Scan the records below. List lines holding "this".

>> BEGIN DATA

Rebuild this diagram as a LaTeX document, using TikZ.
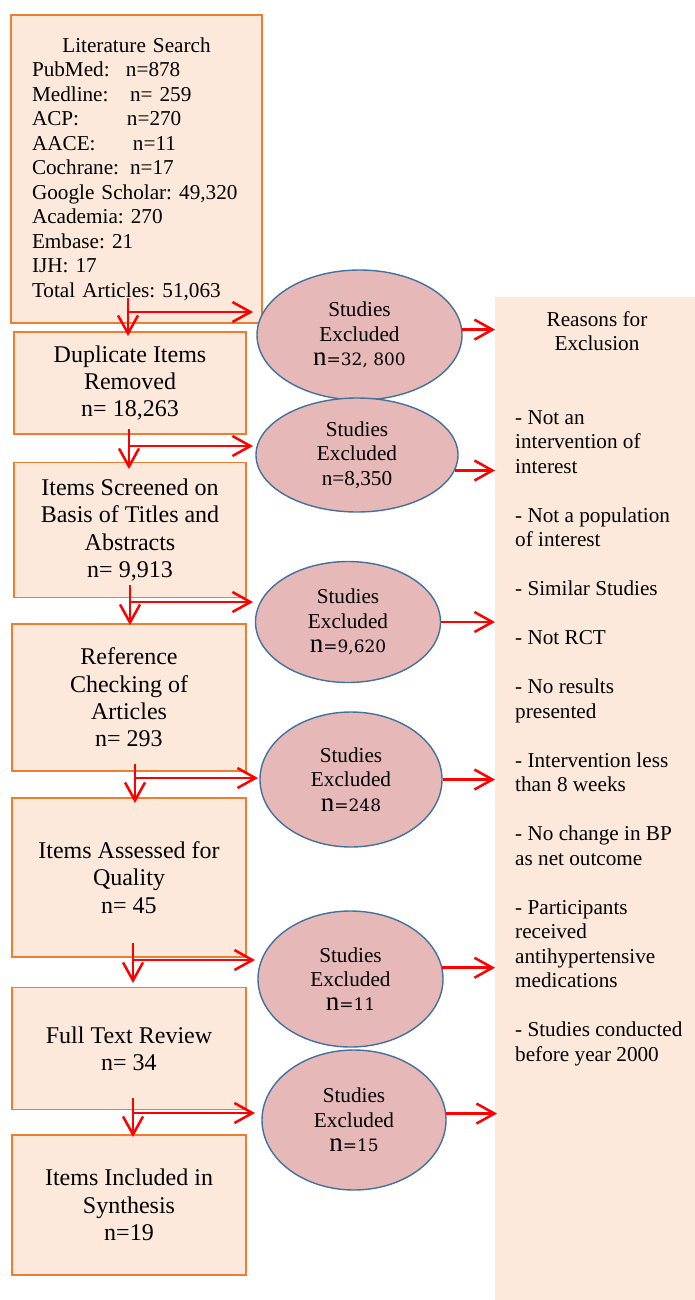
\documentclass[tikz,border=0pt]{standalone}
\usepackage{fontspec}
\setmainfont{Liberation Serif}
\newfontfamily\numfont{DejaVu Serif}
\usetikzlibrary{shapes.geometric,arrows.meta}
\definecolor{boxfill}{HTML}{FCE9DB}
\definecolor{boxline}{HTML}{ED7D31}
\definecolor{ellfill}{HTML}{E6B8B7}
\definecolor{ellline}{HTML}{41719C}
\definecolor{arrred}{HTML}{FF0000}
\newcommand{\nnum}[1]{{\fontsize{27}{24}\selectfont n}{\numfont\fontsize{17}{24}\selectfont =#1}}
\tikzset{
  stagebox/.style={draw=boxline, line width=1.5pt, fill=boxfill, rectangle, inner sep=0pt,
    align=center, font=\fontsize{24}{27.4}\selectfont},
  exclell/.style={draw=ellline, line width=1.4pt, fill=ellfill, ellipse, inner sep=0pt,
    align=center, font=\fontsize{21.2}{24.3}\selectfont},
  arr/.style={draw=arrred, line width=2.5pt, -{Straight Barb[length=18pt,width=20pt,line width=2.5pt]}},
  paneltext/.style={inner sep=0pt, font=\fontsize{21.2}{24.5}\selectfont}
}
\begin{document}
\frenchspacing
\begin{tikzpicture}[x=1pt,y=-1pt]
\useasboundingbox (0,0) rectangle (695,1300);
% right panel
\node[fill=boxfill, inner sep=0pt, minimum width=200pt, minimum height=1003pt, anchor=north west] (panel) at (495,297) {};
\node[paneltext, anchor=north, align=center] (ptitle) at (597,309) {\strut Reasons for\\Exclusion};
\node[paneltext, anchor=north west, align=left] (plist) at (515,407) {\strut - Not an\\intervention of\\interest\\[24.5pt]
- Not a population\\of interest\\[24.5pt]
- Similar Studies\\[24.5pt]
- Not RCT\\[24.5pt]
- No results\\presented\\[24.5pt]
- Intervention less\\than 8 weeks\\[24.5pt]
- No change in BP\\as net outcome\\[24.5pt]
- Participants\\received\\antihypertensive\\medications\\[24.5pt]
- Studies conducted\\before year 2000};
% boxes
\node[stagebox, text width=209pt, inner xsep=21pt, minimum height=308pt, align=left,
  font=\fontsize{21.2}{24.5}\selectfont] (b1) at (136.5,169) {\makebox[209pt]{Literature Search}\\
\makebox[94pt][l]{PubMed:}n=878\\
\makebox[98pt][l]{Medline:}n= 259\\
\makebox[95pt][l]{ACP:}n=270\\
\makebox[101pt][l]{AACE:}n=11\\
\makebox[98pt][l]{Cochrane:}n=17\\
Google Scholar: 49,320\\
Academia: 270\\
Embase: 21\\
IJH: 17\\
Total Articles: 51,063};
\node[stagebox, minimum width=232pt, minimum height=102pt] (b2) at (130,383) {Duplicate Items\\Removed\\n= 18,263};
\node[stagebox, minimum width=232pt, minimum height=135pt] (b3) at (130,530) {Items Screened on\\Basis of Titles and\\Abstracts\\n= 9,913};
\node[stagebox, minimum width=234pt, minimum height=147pt] (b4) at (129,697.5) {Reference\\Checking of\\Articles\\n= 293};
\node[stagebox, minimum width=234pt, minimum height=159pt] (b5) at (129,877.5) {Items Assessed for\\Quality\\n= 45};
\node[stagebox, minimum width=234pt, minimum height=122pt] (b6) at (129,1048.5) {Full Text Review\\n= 34};
\node[stagebox, minimum width=234pt, minimum height=140pt] (b7) at (129,1205) {Items Included in\\Synthesis\\n=19};
% ellipses
\node[exclell, minimum width=205pt, minimum height=130pt] (e1) at (359.5,335) {Studies\\Excluded\\\nnum{32, 800}};
\node[exclell, minimum width=202pt, minimum height=114pt] (e2) at (357,455) {Studies\\Excluded\\n=8,350};
\node[exclell, minimum width=185pt, minimum height=121pt] (e3) at (348,622) {Studies\\Excluded\\\nnum{9,620}};
\node[exclell, minimum width=182pt, minimum height=135pt] (e4) at (351,779.5) {Studies\\Excluded\\\nnum{248}};
\node[exclell, minimum width=185pt, minimum height=136pt] (e5) at (350.5,979) {Studies\\Excluded\\\nnum{11}};
\node[exclell, minimum width=184pt, minimum height=140pt] (e6) at (354,1120) {Studies\\Excluded\\\nnum{15}};
% left connectors
\coordinate (v1s) at (128,298); \coordinate (v1e) at (128,336); \coordinate (h1e) at (253,312);
\coordinate (v2s) at (129,429); \coordinate (v2e) at (129,469); \coordinate (h2e) at (253,446);
\coordinate (v3s) at (130,585); \coordinate (v3e) at (130,625); \coordinate (h3e) at (253,602);
\coordinate (v4s) at (135,764); \coordinate (v4e) at (135,803); \coordinate (h4e) at (258,778);
\coordinate (v5s) at (133,943); \coordinate (v5e) at (133,983); \coordinate (h5e) at (255,960);
\coordinate (v6s) at (133,1098); \coordinate (v6e) at (133,1137); \coordinate (h6e) at (255,1113);
\foreach \i in {1,...,6}{
  \draw[arr] (v\i s) -- (v\i e);
  \draw[arr] (v\i s |- h\i e) -- (h\i e);
}
% right connectors
\draw[arr] (e1.3) -- (e1.3 -| panel.west);
\draw[arr] (e2.-9) -- (e2.-9 -| panel.west);
\draw[arr] (e3.east) -- (e3.east -| panel.west);
\draw[arr] (e4.east) -- (e4.east -| panel.west);
\draw[arr] (e5.7.5) -- (e5.7.5 -| panel.west);
\draw[arr] (e6.4) -- ([xshift=2pt]e6.4 -| panel.west);
\end{tikzpicture}
\end{document}
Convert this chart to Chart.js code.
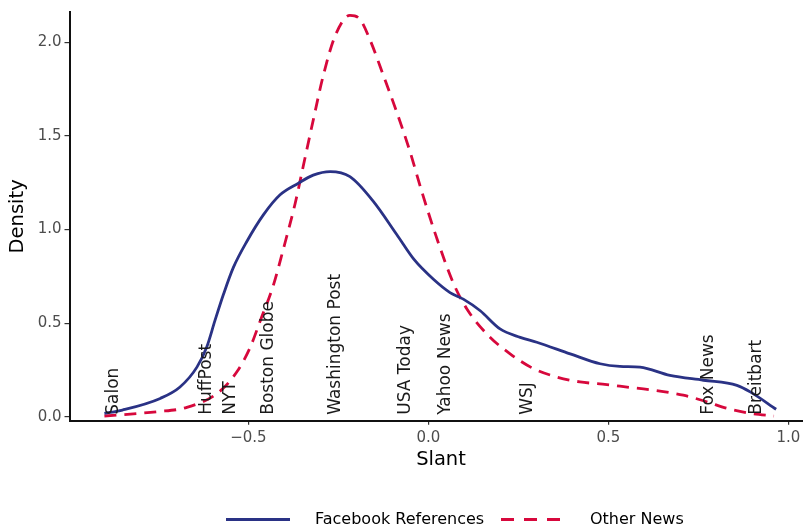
<!DOCTYPE html>
<html>
<head>
<meta charset="utf-8">
<script src="https://cdn.jsdelivr.net/npm/chart.js@4.4.1/dist/chart.umd.min.js"></script>
<style>
  html, body { margin: 0; padding: 0; background: #fff; overflow: hidden; }
  #wrap { width: 803px; height: 532px; overflow: hidden; }
  canvas { display: block; }
</style>
</head>
<body>
<div id="wrap"><canvas id="densityChart" width="813" height="532"></canvas></div>
<script>
// density of slant for Facebook references
const fbSlant   = [-0.90, -0.85, -0.745, -0.690, -0.643, -0.616, -0.593, -0.569, -0.542, -0.504, -0.458, -0.412, -0.361, -0.320, -0.273, -0.218, -0.153, -0.088, -0.040, 0.014, 0.060, 0.097, 0.144, 0.199, 0.255, 0.301, 0.394, 0.477, 0.532, 0.588, 0.671, 0.764, 0.857, 0.894, 0.966];
const fbDensity = [0.018, 0.036, 0.098, 0.159, 0.265, 0.371, 0.513, 0.655, 0.796, 0.937, 1.079, 1.185, 1.247, 1.290, 1.309, 1.282, 1.150, 0.973, 0.840, 0.734, 0.663, 0.628, 0.566, 0.469, 0.424, 0.398, 0.336, 0.283, 0.269, 0.265, 0.221, 0.195, 0.168, 0.133, 0.040];

// density of slant for other news
const otherSlant   = [-0.90, -0.754, -0.671, -0.583, -0.532, -0.495, -0.467, -0.431, -0.403, -0.370, -0.347, -0.319, -0.292, -0.259, -0.218, -0.19, -0.163, -0.125, -0.088, -0.051, -0.018, 0.023, 0.069, 0.107, 0.167, 0.227, 0.292, 0.357, 0.421, 0.496, 0.532, 0.625, 0.708, 0.773, 0.829, 0.894, 0.96];
const otherDensity = [0.004, 0.027, 0.050, 0.130, 0.240, 0.371, 0.513, 0.700, 0.895, 1.140, 1.344, 1.592, 1.822, 2.034, 2.143, 2.122, 2.016, 1.822, 1.627, 1.415, 1.200, 0.955, 0.715, 0.575, 0.433, 0.336, 0.257, 0.212, 0.186, 0.172, 0.163, 0.142, 0.115, 0.080, 0.045, 0.018, 0.004];

// outlets marked along the slant axis
const outletNames = ['Salon', 'HuffPost', 'NYT', 'Boston Globe', 'Washington Post', 'USA Today', 'Yahoo News', 'WSJ', 'Fox News', 'Breitbart'];
const outletSlant = [-0.875, -0.617, -0.549, -0.444, -0.259, -0.063, 0.049, 0.276, 0.778, 0.912];

const seriesNames = ['Facebook References', 'Other News'];
const xTicks = [-0.5, 0, 0.5, 1];
const yTicks = [0, 0.5, 1, 1.5, 2];

const FONT = "'DejaVu Sans', sans-serif";
const BLUE = '#2a3285';
const RED = '#d7083c';

function toPoints(xs, ys){
  return xs.map((x, i) => ({x: x, y: ys[i]}));
}

function fmtTick(v){
  return (v < 0 ? '\u2212' : '') + Math.abs(v).toFixed(1);
}

// outlet names, rotated, sitting on the zero line
const outletLabels = {
  id: 'outletLabels',
  afterDatasetsDraw(chart){
    const ctx = chart.ctx;
    const xs = chart.scales.x;
    const ys = chart.scales.y;
    const base = ys.getPixelForValue(0) - 2;
    ctx.save();
    ctx.font = "17px " + FONT;
    ctx.fillStyle = '#1a1a1a';
    ctx.textAlign = 'left';
    ctx.textBaseline = 'middle';
    for (let i = 0; i < outletNames.length; i++) {
      ctx.save();
      ctx.translate(xs.getPixelForValue(outletSlant[i]), base);
      ctx.rotate(-Math.PI / 2);
      ctx.fillText(outletNames[i], 0, 0);
      ctx.restore();
    }
    ctx.restore();
  }
};

// ggplot style legend under the plot
const bottomLegend = {
  id: 'bottomLegend',
  afterDraw(chart){
    const ctx = chart.ctx;
    const y = 519.5;
    const keyX = [226, 501];
    const textX = [315, 590];
    ctx.save();
    ctx.font = "16px " + FONT;
    ctx.textBaseline = 'middle';
    ctx.textAlign = 'left';
    chart.data.datasets.forEach((ds, i) => {
      ctx.beginPath();
      ctx.strokeStyle = ds.borderColor;
      ctx.lineWidth = 3;
      ctx.setLineDash(i === 1 ? [13, 10] : []);
      ctx.moveTo(keyX[i], y);
      ctx.lineTo(keyX[i] + 64, y);
      ctx.stroke();
      ctx.setLineDash([]);
      ctx.fillStyle = '#000';
      ctx.fillText(ds.label, textX[i], y);
    });
    ctx.restore();
  }
};

const ctx = document.getElementById('densityChart');
const densityChart = new Chart(ctx, {
  type: 'line',
  data: {
    datasets: [
      {
        label: seriesNames[0],
        data: toPoints(fbSlant, fbDensity),
        borderColor: BLUE,
        borderWidth: 2.8,
        pointRadius: 0,
        cubicInterpolationMode: 'monotone',
        fill: false
      },
      {
        label: seriesNames[1],
        data: toPoints(otherSlant, otherDensity),
        borderColor: RED,
        borderWidth: 2.8,
        borderDash: [12, 8],
        pointRadius: 0,
        cubicInterpolationMode: 'monotone',
        fill: false
      }
    ]
  },
  options: {
    responsive: false,
    animation: false,
    devicePixelRatio: 1,
    layout: { padding: { top: 9.3, left: 0, right: 0.5, bottom: 60 } },
    plugins: {
      legend: { display: false },
      tooltip: { enabled: false }
    },
    scales: {
      x: {
        type: 'linear',
        min: -0.997,
        max: 1.067,
        afterBuildTicks: function(scale){ scale.ticks = xTicks.map(v => ({value: v})); },
        afterFit: function(scale){ scale.height = 51.3; },
        grid: { drawOnChartArea: false, drawTicks: true, tickLength: 4, color: '#333', lineWidth: 1.2 },
        border: { display: true, color: '#111', width: 2 },
        ticks: { color: '#4d4d4d', font: { family: FONT, size: 15 }, padding: 4, maxRotation: 0, callback: fmtTick },
        title: { display: true, text: 'Slant', color: '#000', font: { family: FONT, size: 19.5 }, padding: { top: 0, bottom: 0 } }
      },
      y: {
        type: 'linear',
        min: -0.021,
        max: 2.161,
        afterBuildTicks: function(scale){ scale.ticks = yTicks.map(v => ({value: v})); },
        afterFit: function(scale){ scale.width = 69.5; },
        grid: { drawOnChartArea: false, drawTicks: true, tickLength: 5, color: '#333', lineWidth: 1.2 },
        border: { display: true, color: '#111', width: 2 },
        ticks: { color: '#4d4d4d', font: { family: FONT, size: 15 }, padding: 3, callback: fmtTick },
        title: { display: true, text: 'Density', color: '#000', font: { family: FONT, size: 19.5 }, padding: { top: 6, bottom: 0 } }
      }
    }
  },
  plugins: [outletLabels, bottomLegend]
});
</script>
</body>
</html>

>> END DATA

WRITTEN RESPONSE:
Rebuild this diagram as a LaTeX document, using TikZ.
Convert this chart to Chart.js code.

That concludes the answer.